Primary reference: Central Drugs Standard Control Organisation (CDSCO) — for Schedule M of the Drugs and Cosmetics Rules 1945 (revised 2023), Good Manufacturing Practice requirements, QR-code track-and-trace mandate and Pharmacovigilance Programme of India (PvPI).

Frequently Asked Questions

What is Schedule M and what changed in 2023?
Schedule M of the Drugs and Cosmetics Rules 1945 prescribes Good Manufacturing Practice (GMP) requirements that every pharmaceutical formulation and API manufacturing plant in India must follow. The revised Schedule M was notified in 2023 with a phased compliance timeline running through December 2026 for different plant sizes — larger plants moved first, MSME-classified plants given a longer runway. The revision tightens batch-record requirements, mandates pharmaceutical quality system implementation, strengthens cross-contamination controls, and updates documentation requirements for sterile and non-sterile manufacturing. Reconciliation impact: every batch must now carry a more detailed audit trail from raw-material receipt through processing to dispatch, with electronic records preferred over paper-based logs.
What is the QR-code track-and-trace mandate for top 300 pharma brands?

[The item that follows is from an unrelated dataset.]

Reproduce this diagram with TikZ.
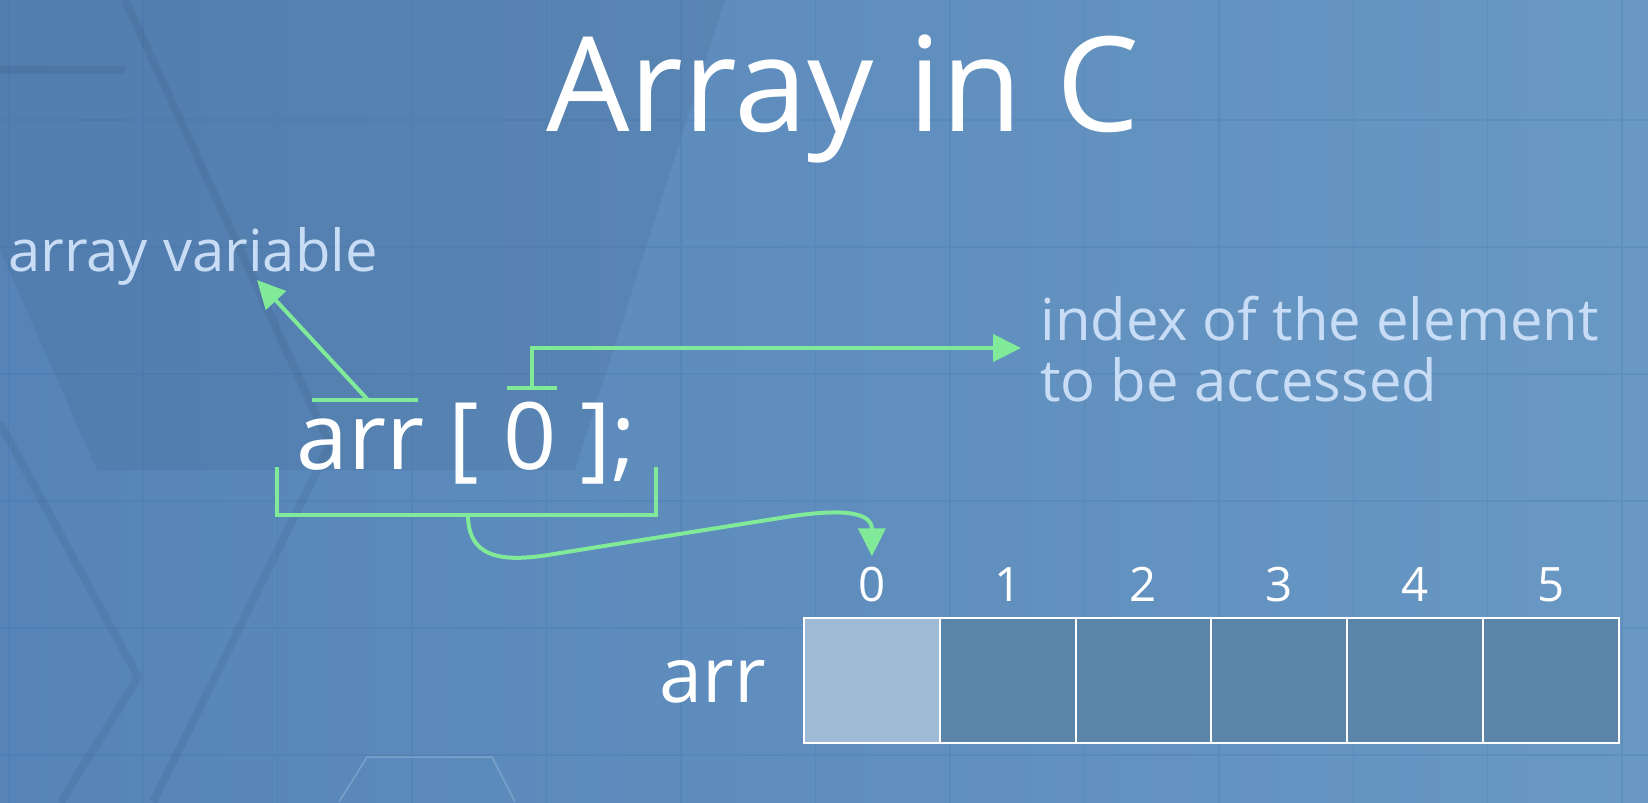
\documentclass[tikz,border=0pt]{standalone}
\usepackage{fontspec}
\setmainfont{Open Sans}
\usetikzlibrary{arrows.meta,positioning}
\definecolor{bgleft}{RGB}{86,132,185}
\definecolor{bgright}{RGB}{104,152,195}
\definecolor{hintgreen}{RGB}{128,234,152}
\definecolor{paleblue}{RGB}{200,221,245}
\definecolor{cellfill}{RGB}{90,132,168}
\definecolor{cellhit}{RGB}{158,186,213}
\definecolor{gridblue}{RGB}{60,110,165}

\begin{document}
\begin{tikzpicture}
[x=0.02cm, y=0.02cm, >={Triangle[length=0.56cm,width=0.54cm]},
titletext/.style={text=white, inner sep=0pt, font=\fontsize{75}{80}\selectfont},
notetext/.style={text=paleblue, inner sep=0pt, align=left, font=\fontsize{33}{34.5}\selectfont},
codetext/.style={text=white, inner sep=0pt, font=\fontsize{53}{56}\selectfont},
namelabel/.style={text=white, inner sep=0pt, font=\fontsize{44}{48}\selectfont},
idxlabel/.style={text=white, inner sep=0pt, font=\fontsize{27}{30}\selectfont},
cellbox/.style={draw=white, line width=0.04cm, fill=cellfill, minimum width=2.716cm,
  minimum height=2.5cm, inner sep=0pt, outer sep=0pt},
marker/.style={draw=hintgreen, line width=0.08cm},
pointer/.style={marker, ->}
]
  \useasboundingbox (0,0) rectangle (1648,-802);
  % background with faint hexagons and grid
  \shade[left color=bgleft, right color=bgright] (0,0) rectangle (1648,-802);
  \fill[black, opacity=0.05] (0,0) -- (725,0) -- (575,-470) -- (97,-470) -- (0,-250) -- cycle;
  \draw[gridblue, opacity=0.2, line width=0.03cm, xshift=0.17cm, yshift=0.14cm,
    xstep=2.69cm, ystep=2.54cm] (-10,10) grid (1660,-810);
  \draw[black, opacity=0.06, line width=0.16cm] (125,0) -- (330,-445) -- (153,-802);
  \draw[black, opacity=0.06, line width=0.16cm] (0,-423) -- (138,-677) -- (61,-802);
  \draw[black, opacity=0.06, line width=0.16cm] (0,-70) -- (126,-70);
  \draw[white, opacity=0.2, line width=0.03cm] (339,-802) -- (367,-757) -- (492,-757) -- (515,-802);

  \node[titletext, anchor=base] (title) at (843,-131) {Array in C};

  % the array
  \node[cellbox, fill=cellhit] (c0) at (871.9,-680.5) {};
  \node[cellbox] (c1) [right=0pt of c0] {};
  \node[cellbox] (c2) [right=0pt of c1] {};
  \node[cellbox] (c3) [right=0pt of c2] {};
  \node[cellbox] (c4) [right=0pt of c3] {};
  \node[cellbox] (c5) [right=0pt of c4] {};
  \node[idxlabel] (idx0) [above=0.34cm of c0, anchor=base] {0};
  \node[idxlabel] (idx1) [above=0.34cm of c1, anchor=base] {1};
  \node[idxlabel] (idx2) [above=0.34cm of c2, anchor=base] {2};
  \node[idxlabel] (idx3) [above=0.34cm of c3, anchor=base] {3};
  \node[idxlabel] (idx4) [above=0.34cm of c4, anchor=base] {4};
  \node[idxlabel] (idx5) [above=0.34cm of c5, anchor=base] {5};
  \node[namelabel, anchor=base east] (arrname) at (766,-702) {arr};

  % the statement and its notes
  \node[codetext, anchor=base west] (stmt) at (296,-469) {arr [ 0 ];};
  \node[notetext, anchor=base west] (varnote) at (8,-271) {array variable};
  \node[notetext, anchor=base west] (idxnote) at (1040,-401) {index of the element\\to be accessed};

  \coordinate (namebarL) at (312,-400);
  \coordinate (namebarR) at (418,-400);
  \coordinate (namefoot) at (368,-400);
  \coordinate (namehead) at (257,-280);
  \coordinate (idxbarL) at (507,-388);
  \coordinate (idxbarR) at (557,-388);
  \coordinate (idxfoot) at (532,-388);
  \coordinate (idxhead) at (1021,-348);
  \coordinate (brkL) at (277,-467);
  \coordinate (brkR) at (656,-467);
  \coordinate (brkmid) at (468,-515);

  \draw[marker] (namebarL) -- (namebarR);
  \draw[pointer] (namefoot) -- (namehead);
  \draw[marker] (idxbarL) -- (idxbarR);
  \draw[pointer] (idxfoot) |- (idxhead);
  \draw[marker] (brkL) |- (brkmid) -| (brkR);
  \draw[pointer] (brkmid) .. controls +(0,-50) and +(-45,-8) .. (560,-553)
    -- (780,-518) .. controls +(60,10) and +(0,45) .. ([yshift=0.2cm]idx0.north);
\end{tikzpicture}
\end{document}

Since 1 August 2023, the top 300 pharmaceutical brands in India (by Moving Annual Turnover, as notified by the Ministry of Chemicals and Fertilisers) are required to carry a QR code on the primary packaging that encodes traceability data — unique product identification code, manufacturer name, brand name, batch number, manufacturing date, expiry date and manufacturing licence number. The QR code enables end-to-end traceability from manufacturer through stockist to retailer to patient. Reconciliation impact: the batch-level data captured at packaging must reconcile to the dispatch register, the distributor receipt confirmation, and (where pull through to the patient is reported) the secondary-sales feed.
How does CDSCO PvPI integration affect batch reconciliation?
The Pharmacovigilance Programme of India (PvPI), run by CDSCO through the Indian Pharmacopoeia Commission, captures adverse drug reaction (ADR) reports from healthcare providers, patients and manufacturers. Manufacturers are required to monitor ADRs at batch level — an ADR cluster linked to a specific batch can trigger a recall. Reconciliation must hold the batch traceability such that an ADR signal at PvPI can be mapped back to the manufacturing batch, the BOM consumed, the QC release records, the dispatch trail to distributors and (where the QR-code track-and-trace applies) the further movement to retail. Failure to reconcile an ADR-flagged batch to its dispatch footprint delays recall execution and amplifies regulatory exposure.
What does a batch recall reconciliation involve?
A batch recall — voluntary by the manufacturer or directed by CDSCO — requires the manufacturer to recover every unit of the affected batch from the distribution chain. Reconciliation runs at the batch + distributor level: original dispatch quantity to each stockist, returns received against the recall notice, residual quantity unaccounted-for (still in retail / patient hands), credit notes issued for returned stock, destruction certificates for recovered stock, and the bank receipt reversal where the manufacturer refunds the distributor's payment. Where the QR-code track-and-trace data is available, the recall recovery rate can be measured at retail or patient level. Where it isn't, the recovery is measured at the distributor level only.
How is ITC reversal handled on a destroyed batch under recall?
When a batch is recalled and destroyed (rather than salvaged or reprocessed where regulatory permission allows), the ITC on the inputs that went into that batch must be reversed under Section 17(5)(h) of the CGST Act, which blocks ITC on goods destroyed. The reversal is computed proportionately: identify the destroyed batch quantity, trace it through the BOM to the API, excipients, primary and secondary packaging, calculate the original ITC on those inputs, reverse the proportionate ITC in GSTR-3B for the period of destruction. The destruction certificate, the batch traceability, and the reversal entry must all reconcile to the same physical event. GST law on this point is unchanged by the Income Tax Act 2025.